Seneng ngopi sambil bermacapat

Menyiasati Ancaman Golput di Pemilu 2024

Diperbarui: 23 Maret 2022   18:15

Kompasiana adalah platform blog. Konten ini menjadi tanggung jawab bloger dan tidak mewakili pandangan redaksi Kompas.

Ilustrasi golput. (DOK KOMPAS/HANDINING via kompas.com)

Ada berbagai alasan seseorang menggunakan hak pilihnya atau tidak dalam pelaksanaan pemilu. Dari alasan idealis hingga pragmatis. Bila tidak menggunakan hak pilih, salahkah? 

Meski punya alasan kuat, karena tidak sesuai dengan visi misi calon atau pemilih tidak punya keyakinan kuat pada calon pemimpin bahwa akan ada perubahan setelah terpilihnya nanti.

Pertanyaan tadi tidak dihukumi benar atau salah, karena bukan sebuah larangan. Itu kan hak politik kita. Golput sering diartikan sebagai  golongan putih. Namun, dalam konteks ini golput tidak bisa disamakan dengan "golongan". Karena lebioh bersifat individu.
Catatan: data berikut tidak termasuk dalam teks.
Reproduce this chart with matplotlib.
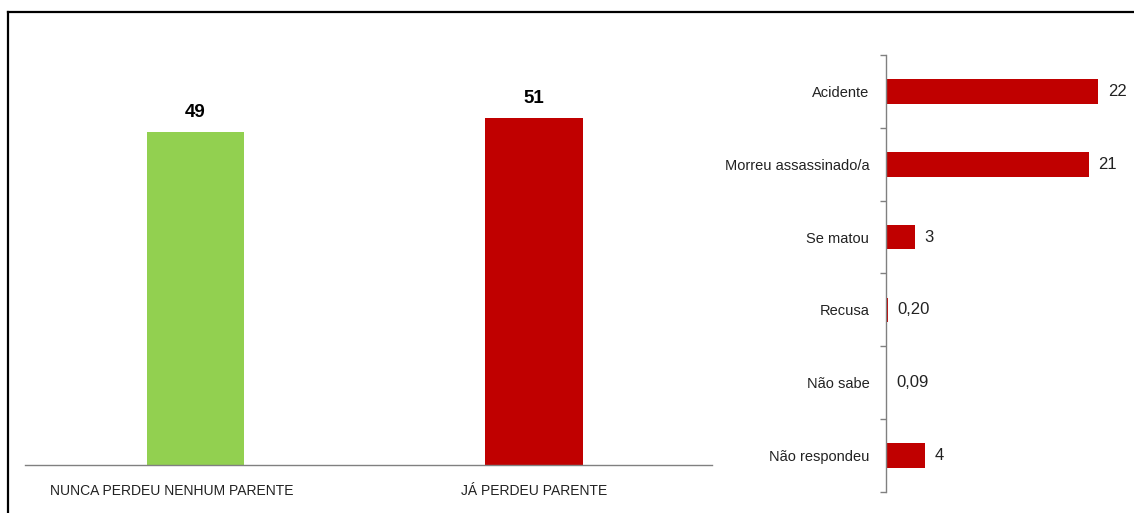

Istilah golput muncul pada pemilu 1971 oleh seorang sosiolog sekaligus aktivis, Arif Budiman, Kakak dari Soe Hok Gie. Alasan golput waktu itu karena pemerintah membatasi jumlah partai dan keberadaan partai lain hanya sebagai pelengkap. 

Dari tahun ke tahun, isu golput selalu muncul dipergelaran pemilu. Bila melihat angka golput sejak pemilu 1971, tren-nya cenderung naik. Meski pernah mengalami penurunan, tapi sebagian besar pemilu, angka golputnya naik.
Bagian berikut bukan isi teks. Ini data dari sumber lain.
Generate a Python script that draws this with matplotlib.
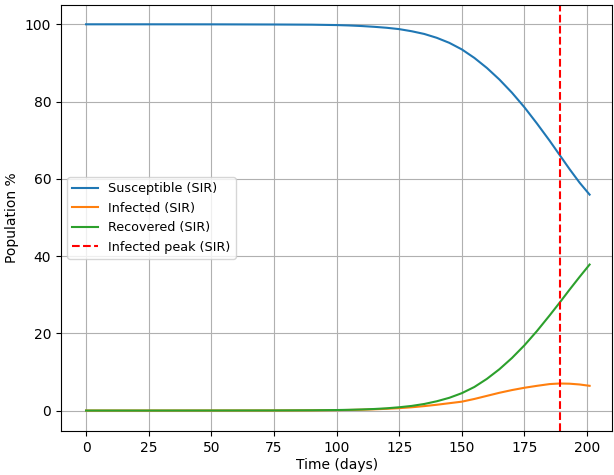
import matplotlib
matplotlib.use("Agg")
import matplotlib.pyplot as plt

t = [0, 25, 50, 75, 90, 100, 105, 110, 115, 120, 125, 130, 135, 140, 145, 150,
     155, 160, 165, 170, 175, 180, 185, 189, 193, 197, 201]
susceptible = [100.0, 100.0, 99.99, 99.95, 99.9, 99.8, 99.7, 99.55, 99.35, 99.1,
               98.75, 98.2, 97.5, 96.5, 95.2, 93.5, 91.3, 88.7, 85.7, 82.3,
               78.5, 74.3, 69.9, 66.2, 62.5, 59.0, 55.9]
infected = [0.0, 0.0, 0.01, 0.02, 0.05, 0.1, 0.15, 0.22, 0.32, 0.45, 0.62,
            0.85, 1.15, 1.5, 1.9, 2.3, 3.0, 3.8, 4.6, 5.3, 5.9, 6.4, 6.85,
            7.0, 6.95, 6.75, 6.4]
recovered = [0.0, 0.0, 0.01, 0.03, 0.07, 0.13, 0.19, 0.28, 0.4, 0.58, 0.85,
             1.2, 1.7, 2.4, 3.3, 4.5, 6.1, 8.2, 10.7, 13.6, 16.9, 20.6,
             24.6, 27.9, 31.3, 34.6, 37.8]
peak_day = 189

fig = plt.figure(figsize=(6.14, 4.75), dpi=100)
ax = fig.add_axes([0.0993, 0.0926, 0.8977, 0.8969])

ax.plot(t, susceptible, color="#1f77b4", lw=1.5, label="Susceptible (SIR)")
ax.plot(t, infected, color="#ff7f0e", lw=1.5, label="Infected (SIR)")
ax.plot(t, recovered, color="#2ca02c", lw=1.5, label="Recovered (SIR)")
ax.axvline(peak_day, color="red", ls="--", lw=1.5, label="Infected peak (SIR)")

ax.set_xlim(-10, 210)
ax.set_ylim(-5.3, 105)
ax.set_xticks([0, 25, 50, 75, 100, 125, 150, 175, 200])
ax.set_yticks([0, 20, 40, 60, 80, 100])
ax.set_xlabel("Time (days)", labelpad=2)
ax.set_ylabel("Population %")
ax.grid(True)
ax.legend(loc="center left", fontsize=9.2)

fig.savefig("out.png", dpi=100)
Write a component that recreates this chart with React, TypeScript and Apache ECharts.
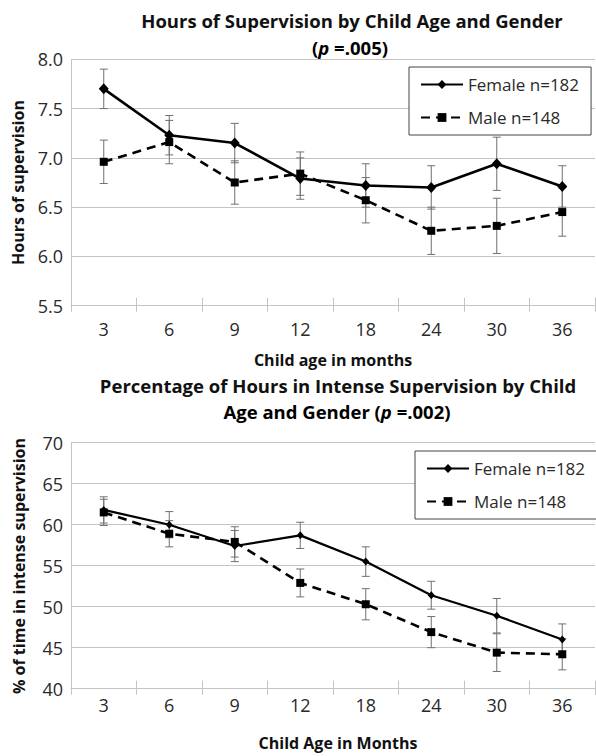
import React, { useEffect, useRef } from "react";
import * as echarts from "echarts";

const ages = ["3", "6", "9", "12", "18", "24", "30", "36"];

const hoursFemale = [7.7, 7.23, 7.15, 6.79, 6.72, 6.7, 6.94, 6.71];
const hoursFemaleErr = [0.2, 0.2, 0.2, 0.21, 0.22, 0.22, 0.27, 0.21];
const hoursMale = [6.96, 7.16, 6.75, 6.84, 6.57, 6.26, 6.31, 6.45];
const hoursMaleErr = [0.22, 0.22, 0.22, 0.22, 0.23, 0.24, 0.28, 0.245];

const pctFemale = [61.8, 60.0, 57.4, 58.7, 55.5, 51.4, 48.9, 46.0];
const pctFemaleErr = [1.6, 1.6, 1.9, 1.6, 1.8, 1.7, 2.1, 1.9];
const pctMale = [61.5, 58.9, 57.9, 52.9, 50.3, 46.9, 44.4, 44.2];
const pctMaleErr = [1.6, 1.6, 1.85, 1.7, 1.9, 1.9, 2.3, 1.9];

const hoursTicks = { min: 5.5, max: 8.0, interval: 0.5 };
const pctTicks = { min: 40, max: 70, interval: 5 };

const FEMALE = "Female n=182";
const MALE = "Male n=148";

const FONT = "'Open Sans', 'Noto Sans', sans-serif";
const GRID_COLOR = "#c4c4c4";
const TEXT_COLOR = "#2a2a2a";
const ERR_COLOR = "#707070";

function errData(mean: number[], err: number[]) {
  return mean.map((m, i) => [i, m - err[i], m + err[i]]);
}

function errRender(params: any, api: any) {
  const idx = api.value(0);
  const lo = api.coord([idx, api.value(1)]);
  const hi = api.coord([idx, api.value(2)]);
  const hw = 4;
  const style = { stroke: ERR_COLOR, lineWidth: 1 };
  return {
    type: "group",
    children: [
      { type: "line", shape: { x1: lo[0], y1: lo[1], x2: hi[0], y2: hi[1] }, style },
      { type: "line", shape: { x1: lo[0] - hw, y1: lo[1], x2: lo[0] + hw, y2: lo[1] }, style },
      { type: "line", shape: { x1: hi[0] - hw, y1: hi[1], x2: hi[0] + hw, y2: hi[1] }, style },
    ],
  };
}

function mainX(gridIndex: number, margin: number) {
  return {
    type: "category",
    gridIndex,
    data: ages,
    boundaryGap: true,
    axisLine: { show: true, lineStyle: { color: GRID_COLOR, width: 1 } },
    axisTick: { show: true, inside: true, length: 8, alignWithLabel: false, lineStyle: { color: GRID_COLOR } },
    axisLabel: { margin, fontSize: 18, fontFamily: FONT, color: TEXT_COLOR },
    splitLine: { show: false },
  };
}

function outerX(gridIndex: number) {
  return {
    type: "category",
    gridIndex,
    position: "bottom",
    data: ages,
    boundaryGap: true,
    axisLine: { show: false },
    axisTick: { show: true, inside: false, length: 6, lineStyle: { color: GRID_COLOR } },
    axisLabel: { show: false },
    splitLine: { show: false },
  };
}

function yAx(gridIndex: number, t: { min: number; max: number; interval: number }, digits: number) {
  return {
    type: "value",
    gridIndex,
    min: t.min,
    max: t.max,
    interval: t.interval,
    axisLine: { show: true, lineStyle: { color: GRID_COLOR, width: 1 } },
    axisTick: { show: false },
    axisLabel: {
      margin: 8,
      fontSize: 18,
      fontFamily: FONT,
      color: TEXT_COLOR,
      formatter: (v: number) => v.toFixed(digits),
    },
    splitLine: { show: true, lineStyle: { color: GRID_COLOR, width: 1 } },
  };
}

function legendAt(left: number, top: number) {
  return {
    left,
    top,
    orient: "vertical",
    data: [FEMALE, MALE],
    backgroundColor: "#fff",
    borderColor: "#444",
    borderWidth: 1,
    padding: [9, 12, 9, 11],
    itemGap: 16,
    itemWidth: 42,
    itemHeight: 11,
    itemTextGap: 5,
    selectedMode: false,
    textStyle: { fontSize: 17, fontFamily: FONT, color: TEXT_COLOR },
  };
}

export default function App() {
  const ref = useRef<HTMLDivElement>(null);

  useEffect(() => {
    document.body.style.margin = "0";
    if (!ref.current) return;
    const chart = echarts.init(ref.current, undefined, { renderer: "svg" });

    const titleBold = { fontFamily: FONT, fontWeight: "bold", fontSize: 18.5, fill: "#111" };
    const nameBold = { fontFamily: FONT, fontWeight: "bold", fontSize: 16, fill: "#111" };
    const richTitle = (italic: boolean) => ({
      fontFamily: FONT,
      fontWeight: "bold",
      fontSize: 18.5,
      color: "#111",
      fontStyle: italic ? "italic" : "normal",
    });

    const option: any = {
      animation: false,
      backgroundColor: "#fff",
      grid: [
        { left: 71, right: 1, top: 59.3, height: 246.4, containLabel: false },
        { left: 71, right: 1, top: 442.7, height: 246, containLabel: false },
      ],
      xAxis: [mainX(0, 14.5), outerX(0), mainX(1, 7), outerX(1)],
      yAxis: [yAx(0, hoursTicks, 1), yAx(1, pctTicks, 0)],
      legend: [legendAt(409, 67), legendAt(415, 451)],
      series: [
        {
          type: "custom",
          name: "femaleErrTop",
          xAxisIndex: 0,
          yAxisIndex: 0,
          renderItem: errRender,
          data: errData(hoursFemale, hoursFemaleErr),
          z: 1,
          silent: true,
        },
        {
          type: "custom",
          name: "maleErrTop",
          xAxisIndex: 0,
          yAxisIndex: 0,
          renderItem: errRender,
          data: errData(hoursMale, hoursMaleErr),
          z: 1,
          silent: true,
        },
        {
          type: "line",
          name: FEMALE,
          xAxisIndex: 0,
          yAxisIndex: 0,
          data: hoursFemale,
          symbol: "diamond",
          symbolSize: [10, 11],
          lineStyle: { color: "#000", width: 2.6, type: "solid" },
          itemStyle: { color: "#000" },
          z: 3,
        },
        {
          type: "line",
          name: MALE,
          xAxisIndex: 0,
          yAxisIndex: 0,
          data: hoursMale,
          symbol: "rect",
          symbolSize: 8,
          lineStyle: { color: "#000", width: 2.6, type: [9, 6] },
          itemStyle: { color: "#000" },
          z: 2,
        },
        {
          type: "custom",
          name: "femaleErrBot",
          xAxisIndex: 2,
          yAxisIndex: 1,
          renderItem: errRender,
          data: errData(pctFemale, pctFemaleErr),
          z: 1,
          silent: true,
        },
        {
          type: "custom",
          name: "maleErrBot",
          xAxisIndex: 2,
          yAxisIndex: 1,
          renderItem: errRender,
          data: errData(pctMale, pctMaleErr),
          z: 1,
          silent: true,
        },
        {
          type: "line",
          name: FEMALE,
          xAxisIndex: 2,
          yAxisIndex: 1,
          data: pctFemale,
          symbol: "diamond",
          symbolSize: [7, 8],
          lineStyle: { color: "#000", width: 2.2, type: "solid" },
          itemStyle: { color: "#000" },
          z: 3,
        },
        {
          type: "line",
          name: MALE,
          xAxisIndex: 2,
          yAxisIndex: 1,
          data: pctMale,
          symbol: "rect",
          symbolSize: 8,
          lineStyle: { color: "#000", width: 2.6, type: [9, 6] },
          itemStyle: { color: "#000" },
          z: 2,
        },
      ],
      graphic: [
        {
          type: "text",
          x: 352,
          y: 20,
          style: { ...titleBold, text: "Hours of Supervision by Child Age and Gender", textAlign: "center", textVerticalAlign: "middle" },
        },
        {
          type: "text",
          x: 350,
          y: 47,
          style: {
            text: "{n|(}{i|p}{n| =.005)}",
            textAlign: "center",
            textVerticalAlign: "middle",
            rich: { n: richTitle(false), i: richTitle(true) },
          },
        },
        {
          type: "text",
          x: 333,
          y: 360,
          style: { ...nameBold, text: "Child age in months", textAlign: "center", textVerticalAlign: "middle" },
        },
        {
          type: "text",
          x: 17.5,
          y: 182.5,
          rotation: Math.PI / 2,
          style: { ...nameBold, text: "Hours of supervision", textAlign: "center", textVerticalAlign: "middle" },
        },
        {
          type: "text",
          x: 338,
          y: 385,
          style: { ...titleBold, text: "Percentage of Hours in Intense Supervision by Child", textAlign: "center", textVerticalAlign: "middle" },
        },
        {
          type: "text",
          x: 337,
          y: 411.5,
          style: {
            text: "{n|Age and Gender (}{i|p}{n| =.002)}",
            textAlign: "center",
            textVerticalAlign: "middle",
            rich: { n: richTitle(false), i: richTitle(true) },
          },
        },
        {
          type: "text",
          x: 338,
          y: 743,
          style: { ...nameBold, text: "Child Age in Months", textAlign: "center", textVerticalAlign: "middle" },
        },
        {
          type: "text",
          x: 19,
          y: 566,
          rotation: Math.PI / 2,
          style: { ...nameBold, text: "% of time in intense supervision", textAlign: "center", textVerticalAlign: "middle" },
        },
      ],
    };

    chart.setOption(option);
    return () => {
      chart.dispose();
    };
  }, []);

  return <div ref={ref} style={{ width: 596, height: 756 }} />;
}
Angka partisipasi pemilih bersumber dari  Ditpolkom Bappenas menyebutkan bahwa rentang pemilu 1971 hingga 1997 golput cenderung relatif kecil, tidak melebihi 10% karena saat itu pemerintah sangat kuat melakukan pressure terhadap partisipan.  

Namun, dalam 3 kurun waktu pemilu terakhir, yakni 2009, 2014, dan 2019 angka golput selalu lebih dari 10%. Secara keberhasilan pemilu, dengan faktor partispasi pemilih, bisa jadi lebih baik pada masa orde baru. 

Angka golput yang melebihi 10% belum tentu pemilu itu menjadi buruk. Amerika yang sudah mapan berdemokrasi, angka golputnya bisa mencapai 40%. Tapi, hal ini tidak bisa menjadi pembenaran bagi siapapun untuk menjadi golput pada pemilu 2024.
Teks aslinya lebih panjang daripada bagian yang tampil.